The Longshots

It's not hard to make a sports movie; the basic elements have surrounded us ever since Gene Hackman was a coach in Indiana. Or is that since Sean Astin played for Notre Dame? Either way, everyone knows what it takes. A ragtag team (or, occasionally, just one ragtag player), a coach with personal problems and a stubborn attitude, a community hesitant at first but eventually willing to support the team, and, of course, a faceless rival team with everything going for it that our heroes lack.

The Longshots has all of these things, plus some parental drama and even a random dance scene set to "Whoomp! There It Is" by Tag Team, but it never coalesces into a football movie worth remembering. Fred Durst, who has had an under-the-radar directing career since becoming famous as the frontman of Limp Bizkit, seems so anxious to replicate popular sports movies of the past that he never comes up with anything worth exploring in his own movie.

Durst even has two very big things going for him in his lead actors, the charismatic Ice Cube and the stellar Keke Palmer, who was just as impressive two years ago in Akeelah and the Bee, her first role. Here she plays Jasmine Plummer, a shy adolescent in the depressed Midwestern town of Minden, Illinois, living with her single mom while hoping her dad will come back to her family one day. Her uncle, Curtis (Cube), is a drunk layabout who still harbors dreams of escaping to sunny Florida. When Jasmine's mom asks Curtis to stay with her daughter after school, Curtis discovers an innate football talent hidden beneath Jasmine's sullen exterior. Once he helps Jasmine talk her way onto the local Pop Warner football team, it's only a matter of time before the plucky girl and her newly energetic uncle whip that team--and their town-- into shape.

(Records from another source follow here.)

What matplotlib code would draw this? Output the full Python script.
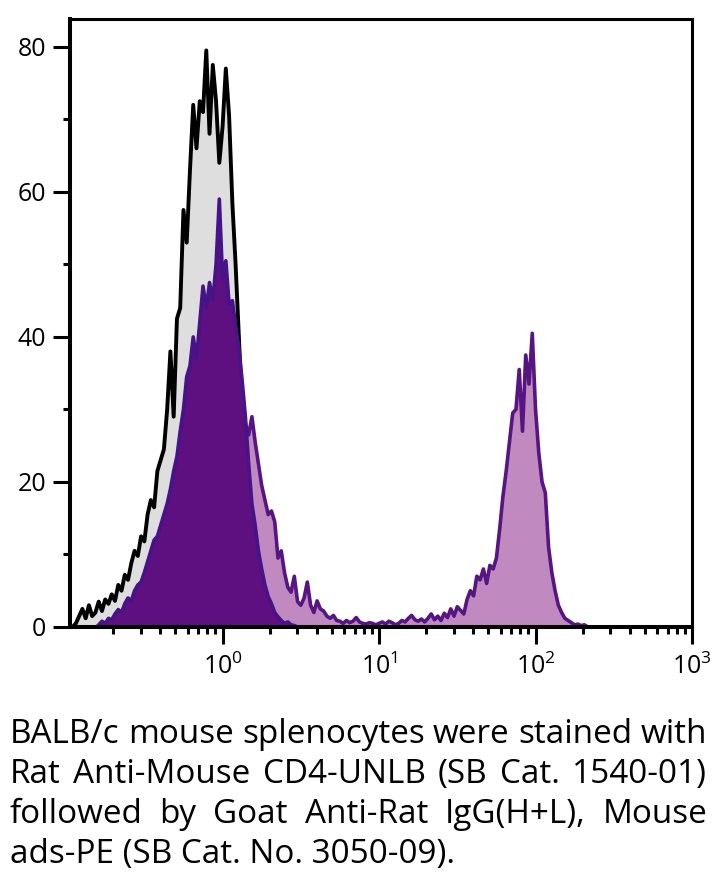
import numpy as np
import matplotlib
matplotlib.use("Agg")
import matplotlib.pyplot as plt
from matplotlib.ticker import FixedLocator, LogLocator, LogFormatterMathtext, NullFormatter

plt.rcParams['font.family'] = ['Open Sans', 'DejaVu Sans']
plt.rcParams['mathtext.fontset'] = 'custom'
plt.rcParams['mathtext.rm'] = 'Open Sans'
plt.rcParams['mathtext.it'] = 'Open Sans:italic'
plt.rcParams['mathtext.bf'] = 'Open Sans:bold'

# ---------------------------------------------------------------------------
# histogram channels: 48 channels per decade, channel 0 sits at 10^-1
# ---------------------------------------------------------------------------
CH_LOG_START = -1.0
CH_PER_DECADE = 48

# unstained control (grey fill, black outline), starts at channel 0
control_start = 0
control = [
    0.0, 0.0, 0.0, 0.5, 1.5, 2.5, 1.2, 3.0, 1.5, 2.0,
    3.5, 2.2, 3.8, 3.2, 4.5, 3.6, 5.8, 5.0, 7.2, 6.5,
    8.8, 10.5, 9.8, 12.5, 11.8, 15.5, 17.5, 16.5, 21.5, 23.0,
    24.5, 30.0, 38.0, 29.0, 42.5, 44.0, 57.5, 53.0, 63.0, 72.0,
    66.0, 72.5, 71.0, 79.5, 68.0, 77.5, 72.5, 64.0, 69.0, 77.0,
    70.5, 58.5, 50.0, 40.0, 30.0, 22.0, 16.0, 11.0, 7.5, 5.0,
    3.2, 2.0, 1.2, 0.7, 0.3, 0.0,
]

# secondary antibody only (dark purple), starts at channel 10
secondary_start = 10
secondary = [
    0.3, 0.8, 0.5, 1.2, 1.0, 1.8, 2.4, 2.0, 3.2, 4.0,
    3.6, 5.0, 5.8, 6.2, 7.5, 9.0, 10.5, 12.0, 12.5, 14.0,
    15.5, 17.0, 19.0, 21.5, 23.5, 27.0, 30.0, 34.5, 36.0, 40.0,
    37.0, 42.0, 47.0, 44.0, 47.5, 45.0, 50.0, 59.0, 48.0, 50.5,
    44.5, 45.0, 41.5, 38.5, 34.0, 29.0, 22.5, 17.0, 14.0, 10.5,
    8.0, 5.8, 4.2, 3.2, 2.0, 1.4, 0.9, 0.5, 0.7, 0.3,
    0.2, 0.0,
]

# CD4 stained sample (light purple), starts at channel 10
stained_start = 10
stained = [
    0.2, 0.5, 0.4, 0.9, 0.8, 1.4, 2.0, 1.7, 2.6, 3.3,
    3.0, 4.2, 5.0, 5.2, 6.5, 7.8, 9.0, 10.5, 11.0, 12.2,
    13.8, 15.0, 17.0, 19.0, 21.0, 24.0, 27.0, 30.5, 32.0, 35.5,
    33.0, 37.0, 41.0, 39.0, 42.0, 40.5, 43.0, 47.0, 43.5, 45.5,
    41.0, 42.0, 39.5, 34.0, 31.0, 28.0, 26.5, 29.0, 25.5, 22.5,
    19.5, 17.5, 15.5, 16.0, 14.5, 9.5, 10.5, 7.5, 5.5, 4.8,
    7.0, 3.5, 3.0, 4.0, 6.2, 3.0, 2.0, 3.6, 2.5, 2.2,
    1.5, 1.2, 1.6, 0.9, 0.8, 0.5, 0.9, 0.6, 0.8, 1.3,
    0.7, 0.5, 0.4, 0.6, 0.5, 0.3, 0.5, 0.7, 0.4, 0.8,
    0.6, 0.3, 0.5, 0.9, 0.7, 1.2, 1.6, 1.0, 0.8, 1.1,
    0.7, 1.2, 1.8, 1.0, 1.5, 0.9, 1.9, 1.3, 2.5, 1.5,
    2.8, 2.3, 1.8, 3.8, 5.0, 4.3, 7.0, 6.5, 8.0, 6.0,
    8.5, 8.0, 9.5, 13.5, 18.0, 21.5, 25.5, 29.5, 30.0, 35.5,
    27.0, 37.5, 33.5, 40.5, 30.0, 24.0, 20.0, 18.5, 11.0, 7.5,
    5.0, 3.0, 2.0, 1.2, 0.9, 0.6, 0.3, 0.4, 0.2, 0.3,
    0.0,
]

y_major = [0, 20, 40, 60, 80]
y_minor = [10, 30, 50, 70]
x_major = [1, 10, 100, 1000]

caption_lines = [
    "BALB/c mouse splenocytes were stained with",
    "Rat Anti-Mouse CD4-UNLB (SB Cat. 1540-01)",
    "followed by Goat Anti-Rat IgG(H+L), Mouse",
    "ads-PE (SB Cat. No. 3050-09).",
]


def channel_x(start, n):
    return 10 ** (CH_LOG_START + (start + np.arange(n)) / CH_PER_DECADE)


W, H = 723, 886
fig = plt.figure(figsize=(W / 100, H / 100), dpi=100)
fig.patch.set_facecolor('white')
ax = fig.add_axes([70 / W, 1 - 627 / H, 622 / W, 608.5 / H])

xc = channel_x(control_start, len(control))
xs = channel_x(secondary_start, len(secondary))
xt = channel_x(stained_start, len(stained))

ax.fill_between(xc, control, 0, color='#dedede', lw=0, zorder=1)
ax.plot(xc, control, color='black', lw=2.8, zorder=2)
ax.fill_between(xt, stained, 0, color='#c08ac0', lw=0, zorder=3)
ax.plot(xt, stained, color='#561583', lw=2.6, zorder=4)
ax.fill_between(xs, secondary, 0, color='#5e1080', lw=0, zorder=5)
ax.plot(xs, secondary, color='#471388', lw=2.6, zorder=6)

ax.set_xscale('log')
ax.set_xlim(10 ** (-152.5 / 156.4), 1000)
ax.set_ylim(0, 83.9)

ax.xaxis.set_major_locator(FixedLocator(x_major))
ax.xaxis.set_major_formatter(LogFormatterMathtext())
ax.xaxis.set_minor_locator(LogLocator(base=10, subs=np.arange(2, 10)))
ax.xaxis.set_minor_formatter(NullFormatter())
ax.set_yticks(y_major)
ax.set_yticks(y_minor, minor=True)

ax.tick_params(which='major', direction='out', length=12, width=2.2,
               labelsize=18, pad=5, color='black')
ax.tick_params(which='minor', direction='out', length=5, width=2.2)
ax.tick_params(axis='x', which='major', pad=7)

for side in ['left', 'bottom']:
    ax.spines[side].set_linewidth(2.9)
for side in ['top', 'right']:
    ax.spines[side].set_linewidth(2.2)
for sp in ax.spines.values():
    sp.set_zorder(10)

# caption, justified like the original; size fitted to the first line
x0, x1 = 10, 707
baselines = [743, 783, 823, 863]
fig.canvas.draw()
renderer = fig.canvas.get_renderer()
probe = fig.text(0, 0, caption_lines[0], fontsize=20)
cap_size = 20 * (x1 - x0) / probe.get_window_extent(renderer).width
probe.remove()

for i, (line, by) in enumerate(zip(caption_lines, baselines)):
    yf = 1 - by / H
    if i == len(caption_lines) - 1:
        fig.text(x0 / W, yf, line, fontsize=cap_size, va='baseline', ha='left')
        continue
    words = line.split()
    texts = [fig.text(0, yf, w, fontsize=cap_size, va='baseline', ha='left')
             for w in words]
    widths = [t.get_window_extent(renderer).width for t in texts]
    gap = (x1 - x0 - sum(widths)) / (len(words) - 1)
    x = x0
    for t, w in zip(texts, widths):
        t.set_x(x / W)
        x += w + gap

fig.savefig('out.png', dpi=100)
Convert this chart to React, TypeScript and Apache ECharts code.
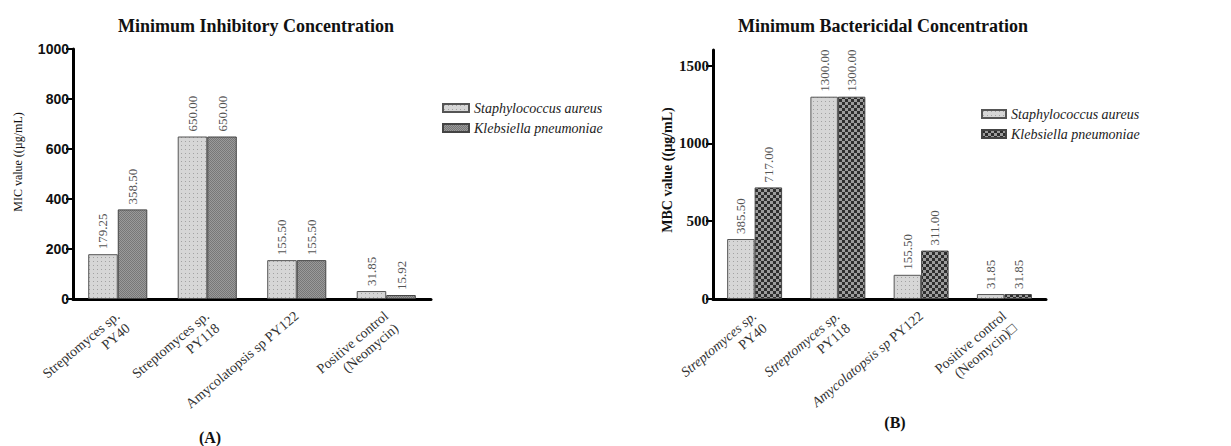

We meet a few of the other players and get a sense of their own family stories, though most of the other characters are shoved into the background. As Curtis takes over as an assistant coach on the team and endless training montages ensue, Jasmine herself takes a backseat as well, with the usual tropes about sportsmanship and teamwork replacing the unique, true story that we started with.

Jasmine Plummer really does seem like an amazing real-life figure-- the first girl to ever play Pop Warner football-- and the town of Minden seems to have truly rallied behind their girl hero. It's too bad, then, that the movie about them feels so rote and amateurish, as if it were written by committee by a film school class learning about the sports movie genre. Anyone who has never seen Friday Night Lights or Remember the Titans or Varsity Blues will be just fine; the rest of us would rather seek out the far superior original versions.